Records from a collection

################

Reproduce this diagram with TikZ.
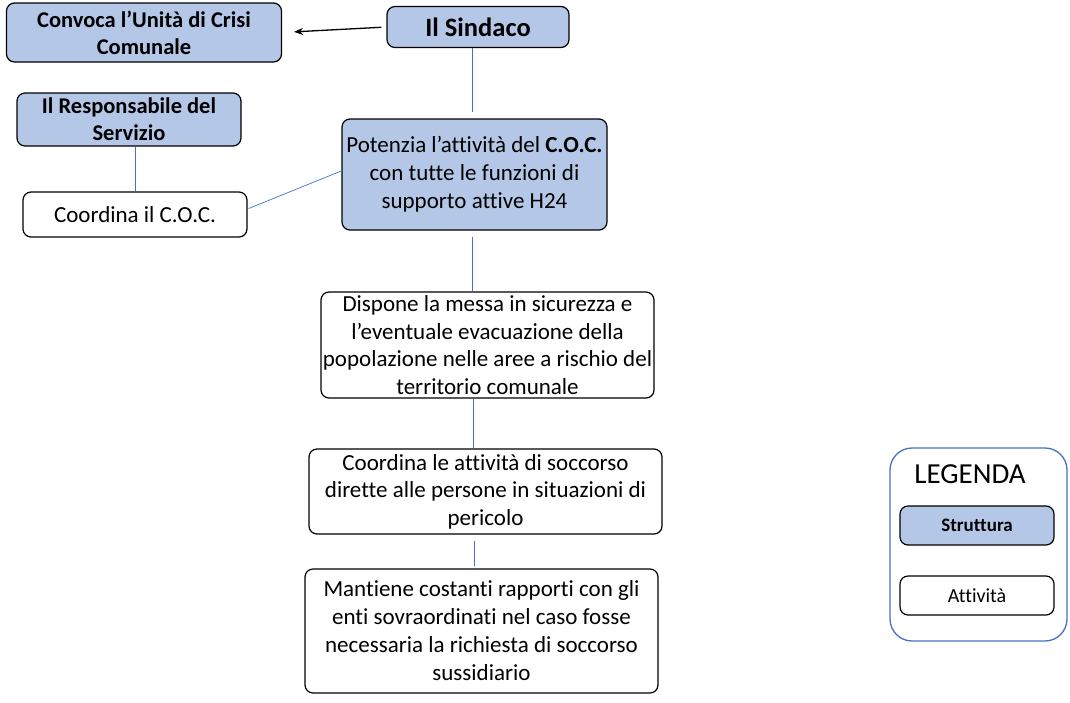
\documentclass[tikz,border=0pt]{standalone}
\usepackage{fontspec}
\setmainfont[Ligatures=NoCommon]{Carlito}
\usetikzlibrary{arrows.meta}
\definecolor{boxblue}{HTML}{B4C7E7}
\definecolor{lineblue}{HTML}{4472C4}
\begin{document}
\begin{tikzpicture}[x=1pt,y=-1pt,
  base/.style={draw=black,line width=1.2pt,rounded corners=8pt,inner sep=0pt,align=center},
  struct/.style={base,fill=boxblue,font=\bfseries\fontsize{22.5}{27}\selectfont},
  act/.style={base,fill=white,font=\fontsize{23}{27.5}\selectfont},
  conn/.style={draw=lineblue,line width=0.7pt}]
\useasboundingbox (0,0) rectangle (1070,702);
\node[struct,minimum width=275pt,minimum height=59pt] (conv) at (144,32.5) {Convoca l’Unità di Crisi\\Comunale};
\node[struct,minimum width=182pt,minimum height=41pt,font=\bfseries\fontsize{26.5}{30}\selectfont] (sind) at (478,27) {Il Sindaco};
\node[struct,minimum width=224pt,minimum height=53pt] (resp) at (129,119.5) {Il Responsabile del\\Servizio};
\node[act,minimum width=224pt,minimum height=45pt] (coc) at (135,214.5) {Coordina il C.O.C.};
\node[act,fill=boxblue,minimum width=265pt,minimum height=111pt,font=\fontsize{23}{28}\selectfont] (pot) at (474.5,174.5) {Potenzia l’attività del \textbf{C.O.C.}\\con tutte le funzioni di\\supporto attive H24};
\node[act,minimum width=333pt,minimum height=106pt] (disp) at (487.5,345) {Dispone la messa in sicurezza e\\l’eventuale evacuazione della\\popolazione nelle aree a rischio del\\territorio comunale};
\node[act,minimum width=353pt,minimum height=85pt] (coord) at (485.5,491.5) {Coordina le attività di soccorso\\dirette alle persone in situazioni di\\pericolo};
\node[act,minimum width=353pt,minimum height=124pt,font=\fontsize{23}{28}\selectfont] (mant) at (481.5,631) {Mantiene costanti rapporti con gli\\enti sovraordinati nel caso fosse\\necessaria la richiesta di soccorso\\sussidiario};
% legend
\node[draw=lineblue,line width=1.3pt,rounded corners=22pt,minimum width=177pt,minimum height=193pt,inner sep=0pt] (leg) at (978.5,544.5) {};
\node[font=\fontsize{29}{32}\selectfont,inner sep=0pt] (legt) at (970,474) {LEGENDA};
\node[struct,minimum width=154pt,minimum height=39pt,font=\bfseries\fontsize{19}{22}\selectfont] (str) at (977,525.5) {Struttura};
\node[act,minimum width=154pt,minimum height=39pt,font=\fontsize{20}{23}\selectfont] (att) at (977,595.5) {Attività};
% connectors
\draw[line width=1.3pt,-{Stealth[length=9pt,width=7pt]},shorten <=5pt,shorten >=12pt] (sind.west) -- (conv.east);
\draw[conn,shorten >=6pt] ([xshift=-6pt]sind.south) -- ([xshift=-6pt]sind.south |- pot.north);
\draw[conn] (resp.south -| coc.north) -- (coc.north);
\draw[conn] ([xshift=1pt,yshift=6pt]coc.east) -- ([xshift=1pt,yshift=4pt]pot.west);
\draw[conn,shorten <=6pt] ([xshift=-2pt]pot.south) -- ([xshift=-2pt]pot.south |- disp.north);
\draw[conn] ([xshift=-14pt]disp.south) -- ([xshift=-14pt]disp.south |- coord.north);
\draw[conn,shorten <=6pt,shorten >=2pt] ([xshift=-11pt]coord.south) -- ([xshift=-11pt]coord.south |- mant.north);
\end{tikzpicture}
\end{document}
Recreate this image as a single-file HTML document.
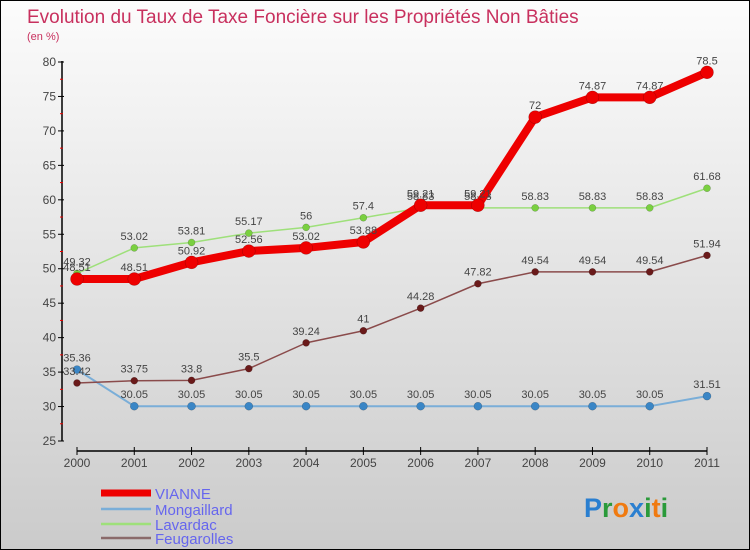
<!DOCTYPE html>
<html><head><meta charset="utf-8"><style>
body{margin:0;}
#c{width:750px;height:550px;position:relative;box-sizing:border-box;border:1px solid #000;background:linear-gradient(#fcfcfc,#cbcbcb);font-family:"Liberation Sans",sans-serif;overflow:hidden}
svg{position:absolute;left:0;top:0}
</style></head><body>
<div id="c">
<svg id="s" width="750" height="550">
<text x="26" y="22" font-size="19" fill="#c8305e">Evolution du Taux de Taxe Foncière sur les Propriétés Non Bâties</text>
<text x="26" y="39" font-size="11" fill="#c8305e">(en %)</text>
<text x="583" y="516" font-size="27" font-weight="bold"><tspan fill="#2a7fd0">P</tspan><tspan fill="#2a9a3a">r</tspan><tspan fill="#f07a10">o</tspan><tspan fill="#2a7fd0">x</tspan><tspan fill="#2a9a3a">i</tspan><tspan fill="#f07a10">t</tspan><tspan fill="#2a9a3a">i</tspan></text>
</svg>
</div>
<script>
const years=[2000,2001,2002,2003,2004,2005,2006,2007,2008,2009,2010,2011];
const vianne=[48.51,48.51,50.92,52.56,53.02,53.88,59.21,59.21,72,74.87,74.87,78.5];
const mongaillard=[35.36,30.05,30.05,30.05,30.05,30.05,30.05,30.05,30.05,30.05,30.05,31.51];
const lavardac=[49.32,53.02,53.81,55.17,56,57.4,58.83,58.83,58.83,58.83,58.83,61.68];
const feugarolles=[33.42,33.75,33.8,35.5,39.24,41,44.28,47.82,49.54,49.54,49.54,51.94];
const yTicks=[25,30,35,40,45,50,55,60,65,70,75,80];
const NS="http://www.w3.org/2000/svg",s=document.getElementById('s');
const X=i=>76+i*(630/11), Y=v=>440-(v-25)*(379/55);
function el(t,a,p){const e=document.createElementNS(NS,t);for(const k in a)e.setAttribute(k,a[k]);(p||s).appendChild(e);return e;}
let e;
e=el('line',{x1:61,y1:60,x2:61,y2:440,stroke:'#000','stroke-width':1.5});


e=el('line',{x1:76,y1:450,x2:706,y2:450,stroke:'#000','stroke-width':1.5});


yTicks.forEach((v,i)=>{
 el('line',{x1:57,y1:Y(v),x2:63,y2:Y(v),stroke:'#000'});
 if(i<yTicks.length-1)el('line',{x1:59,y1:Y(v+2.5),x2:62,y2:Y(v+2.5),stroke:'#e00'});
 e=el('text',{x:55,y:Y(v)+4,'font-size':12,fill:'#444','text-anchor':'end'});e.textContent=v;
 
 
});
years.forEach((y,i)=>{
 el('line',{x1:X(i),y1:446,x2:X(i),y2:454,stroke:'#000'});
 e=el('text',{x:X(i),y:466,'font-size':12,fill:'#444','text-anchor':'middle'});e.textContent=y;
 
 
});
function series(d,col,w,r,dot,name){
 e=el('polyline',{points:d.map((v,i)=>X(i)+','+Y(v)).join(' '),fill:'none',stroke:col,'stroke-width':w,'stroke-linejoin':'round'});
 
 
 d.forEach((v,i)=>{
  e=el('circle',{cx:X(i),cy:Y(v),r:r,fill:dot,stroke:'rgba(0,0,0,0.3)','stroke-width':0.5});
  
  
  e=el('text',{x:X(i),y:Y(v)-8,'font-size':11,fill:'#444','text-anchor':'middle'});e.textContent=v;
  
  
 });
}
series(mongaillard,'#7aaed8',2,4,'#3a86c6','mongaillard');
series(feugarolles,'#8a4b4b',1.5,3.5,'#6a1a1a','feugarolles');
series(lavardac,'#9ee07a',1.5,3.5,'#7ad040','lavardac');
series(vianne,'#ee0000',8,6.5,'#ee0000','vianne');
const leg=[['VIANNE','#ee0000',7],['Mongaillard','#7aaed8',2.5],['Lavardac','#9ee07a',2.5],['Feugarolles','#8a6a6a',2.5]];
const ly=[492,508,523,537];
leg.forEach((l,i)=>{
 e=el('line',{x1:100,y1:ly[i],x2:150,y2:ly[i],stroke:l[1],'stroke-width':l[2]});
 
 
 e=el('text',{x:154,y:ly[i]+6,'font-size':15,fill:'#6666ee'});e.textContent=l[0];
 
 
});
</script>
</body></html>
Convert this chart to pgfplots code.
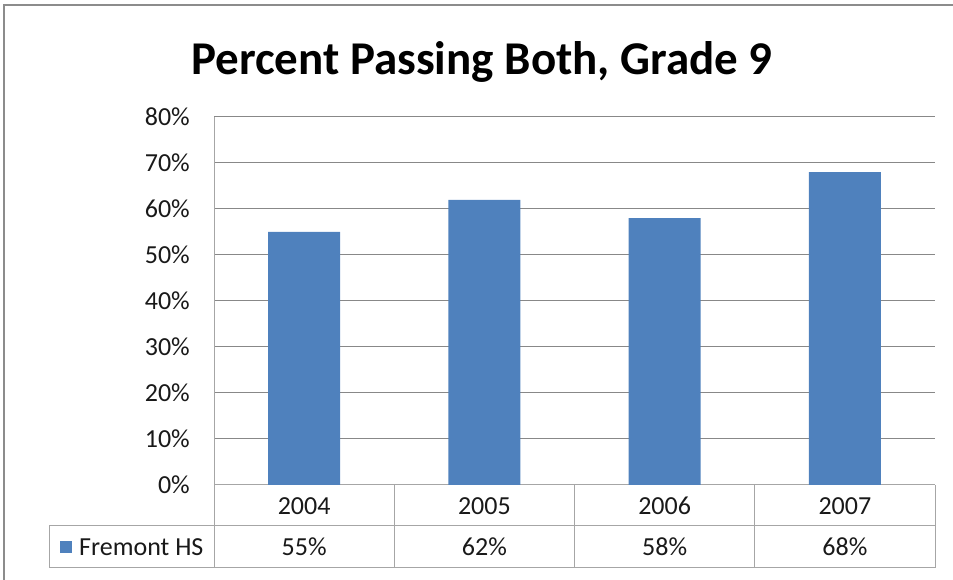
\documentclass[border=0pt]{standalone}
\usepackage{pgfplots}
\pgfplotsset{compat=1.18}
\usepackage{fontspec}
\setmainfont{Carlito}
\definecolor{barblue}{HTML}{4F81BD}
\definecolor{gridgray}{HTML}{888888}
\definecolor{tabgray}{HTML}{A6A6A6}
\definecolor{framegray}{HTML}{8C8C8C}
\begin{document}
\begin{tikzpicture}[x=1bp,y=1bp]
\path[use as bounding box] (0,0) rectangle (953,580);
% outer frame
\draw[framegray, line width=2bp] (4,0) -- (4,575) -- (953,575);
% title
\node[anchor=base, font=\fontsize{47bp}{50bp}\selectfont\bfseries] at (482,505) {Percent Passing Both, Grade 9};
\begin{axis}[
  at={(214bp,95bp)}, anchor=south west,
  scale only axis, width=721bp, height=368bp,
  ybar, bar width=72bp, bar shift=0pt,
  xmin=-0.5, xmax=3.5, ymin=0, ymax=80,
  xtick={0,1,2,3},
  xticklabels={{2004\\55\%},{2005\\62\%},{2006\\58\%},{2007\\68\%}},
  ytick={0,10,20,30,40,50,60,70,80},
  yticklabels={0\%,10\%,20\%,30\%,40\%,50\%,60\%,70\%,80\%},
  major tick length=0pt,
  axis x line*=bottom, axis y line*=left,
  axis line style={tabgray, line width=1bp, -},
  ymajorgrids, grid style={gridgray, line width=1bp},
  ticklabel style={font=\fontsize{26bp}{41bp}\selectfont, text=black!90},
  yticklabel style={anchor=east, inner sep=0pt, xshift=-24bp},
  xticklabel style={anchor=north, inner sep=0pt, yshift=-12bp, align=center},
]
\addplot[fill=barblue, draw=none] coordinates {(0,55) (1,62) (2,58) (3,68)};
\end{axis}
% data table grid
\draw[tabgray, line width=1bp] (49,54) -- (935,54);
\draw[tabgray, line width=1bp] (49,12) -- (935,12);
\draw[tabgray, line width=1bp] (49,12) -- (49,54);
\draw[tabgray, line width=1bp] (214,12) -- (214,95);
\draw[tabgray, line width=1bp] (394.25,12) -- (394.25,95);
\draw[tabgray, line width=1bp] (574.5,12) -- (574.5,95);
\draw[tabgray, line width=1bp] (754.75,12) -- (754.75,95);
\draw[tabgray, line width=1bp] (935,12) -- (935,95);
% legend key
\fill[barblue] (60,27) rectangle (72,39);
\node[anchor=west, inner sep=0pt, font=\fontsize{26bp}{30bp}\selectfont, text=black!90] at (79,33) {Fremont HS};
\end{tikzpicture}
\end{document}
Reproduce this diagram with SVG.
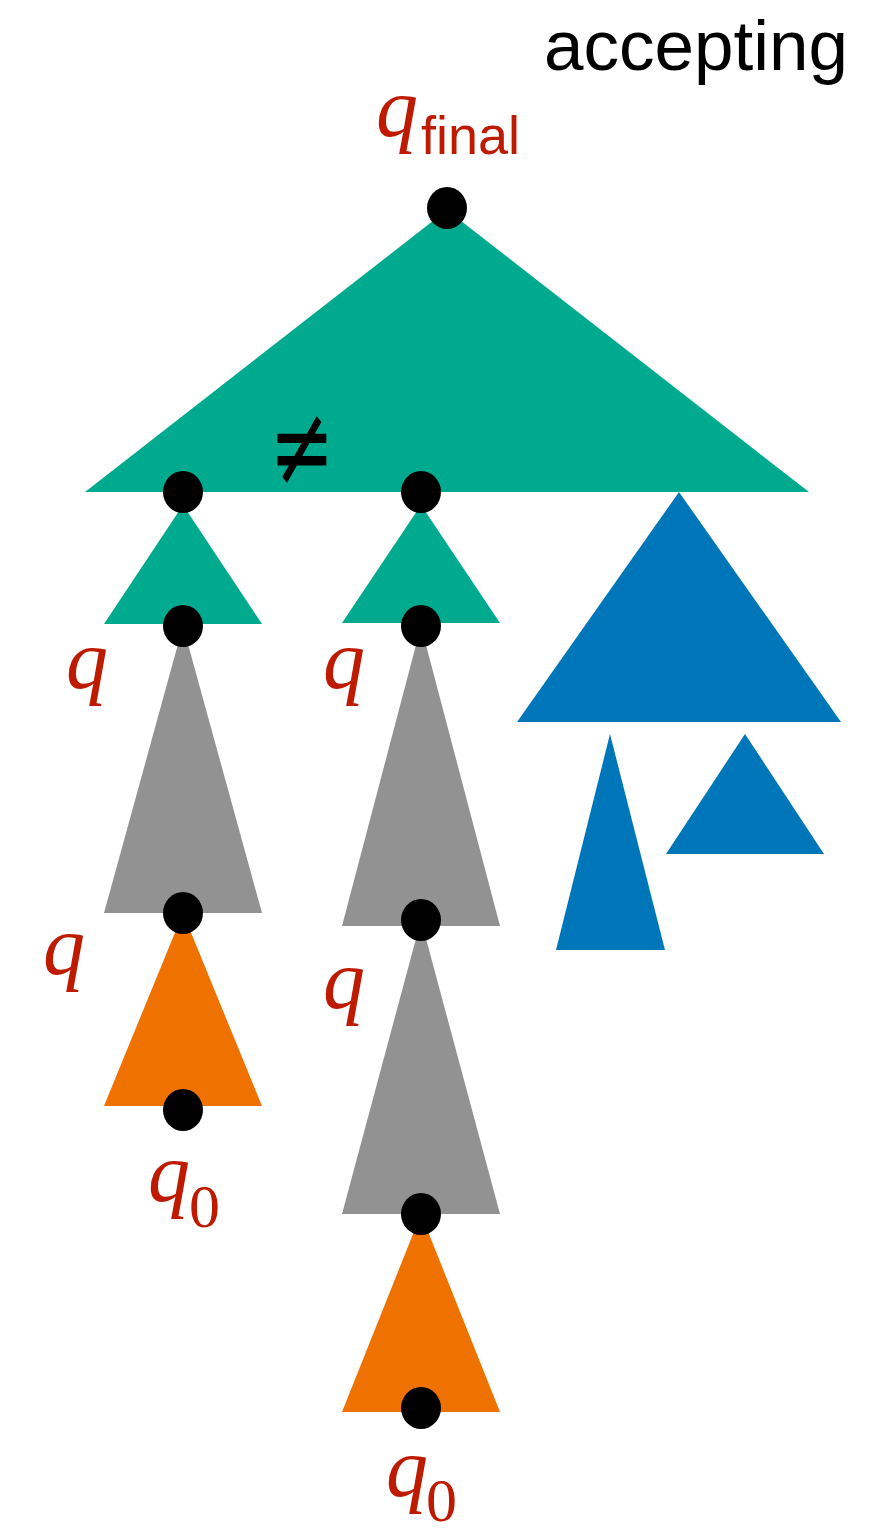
<svg xmlns="http://www.w3.org/2000/svg" width="872" height="1533" viewBox="0 0 872 1533">
<style>
.g{fill:#00AA8E}.b{fill:#0076BA}.gr{fill:#929292}.o{fill:#EF7100}
.d{fill:#000}
.q{font-family:"Liberation Serif",serif;font-style:italic;fill:#BE1A00;font-size:84px}
.s0{font-family:"Liberation Serif",serif;fill:#BE1A00;font-size:62px}
.sf{font-family:"Liberation Sans",sans-serif;fill:#BE1A00;font-size:54px}
.t{font-family:"Liberation Sans",sans-serif;fill:#000;font-size:71px}
</style>
<rect width="872" height="1533" fill="#fff"/>
<g id="connectors"></g>
<g id="tree-top"><polygon class="g" points="447,210 85,492 809,492"/></g>
<g id="tree-left-green"><polygon class="g" points="183,505 104,624 262,624"/></g>
<g id="tree-mid-green"><polygon class="g" points="421,505 342,623 500,623"/></g>
<g id="tree-left-gray"><polygon class="gr" points="183,626 104,913 262,913"/></g>
<g id="tree-left-orange"><polygon class="o" points="183,913 104,1106 262,1106"/></g>
<g id="tree-mid-gray1"><polygon class="gr" points="421,626 342,926 500,926"/></g>
<g id="tree-mid-gray2"><polygon class="gr" points="421,920 342,1214 500,1214"/></g>
<g id="tree-mid-orange"><polygon class="o" points="421,1214 342,1412 500,1412"/></g>
<g id="tree-blue-big"><polygon class="b" points="679,492 517,722 841,722"/></g>
<g id="tree-blue-thin"><polygon class="b" points="610,734 556,950 665,950"/></g>
<g id="tree-blue-small"><polygon class="b" points="745,734 666,854 824,854"/></g>
<g id="dots">
<ellipse class="d" cx="447" cy="208" rx="20" ry="21"/>
<ellipse class="d" cx="183" cy="492" rx="20" ry="21"/>
<ellipse class="d" cx="421" cy="492" rx="20" ry="21"/>
<ellipse class="d" cx="183" cy="626" rx="20" ry="21"/>
<ellipse class="d" cx="421" cy="626" rx="20" ry="21"/>
<ellipse class="d" cx="183" cy="913" rx="20" ry="21"/>
<ellipse class="d" cx="421" cy="920" rx="20" ry="21"/>
<ellipse class="d" cx="183" cy="1110" rx="20" ry="21"/>
<ellipse class="d" cx="421" cy="1214" rx="20" ry="21"/>
<ellipse class="d" cx="421" cy="1408" rx="20" ry="21"/>
</g>
<g id="labels">
<text class="t" x="848" y="70" text-anchor="end">accepting</text>
<text x="376" y="136"><tspan class="q">q</tspan><tspan class="sf" x="421" y="154">final</tspan></text>
<text class="q" x="66" y="688">q</text>
<text class="q" x="323" y="688">q</text>
<text class="q" x="43" y="974">q</text>
<text class="q" x="323" y="1008">q</text>
<text x="148" y="1201"><tspan class="q">q</tspan><tspan class="s0" x="189" y="1227">0</tspan></text>
<text x="386" y="1496"><tspan class="q">q</tspan><tspan class="s0" x="426" y="1521">0</tspan></text>
<text transform="translate(302,449) scale(1,1.45)" x="0" y="25" text-anchor="middle" font-family="DejaVu Sans, sans-serif" font-size="78" fill="#000">≠</text>
</g>
</svg>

################

- Task description -
Every line that holds the string "Reproduce" should be returned.

- Complete output -
Reproduce this diagram with TikZ.
Reproduce this diagram with SVG.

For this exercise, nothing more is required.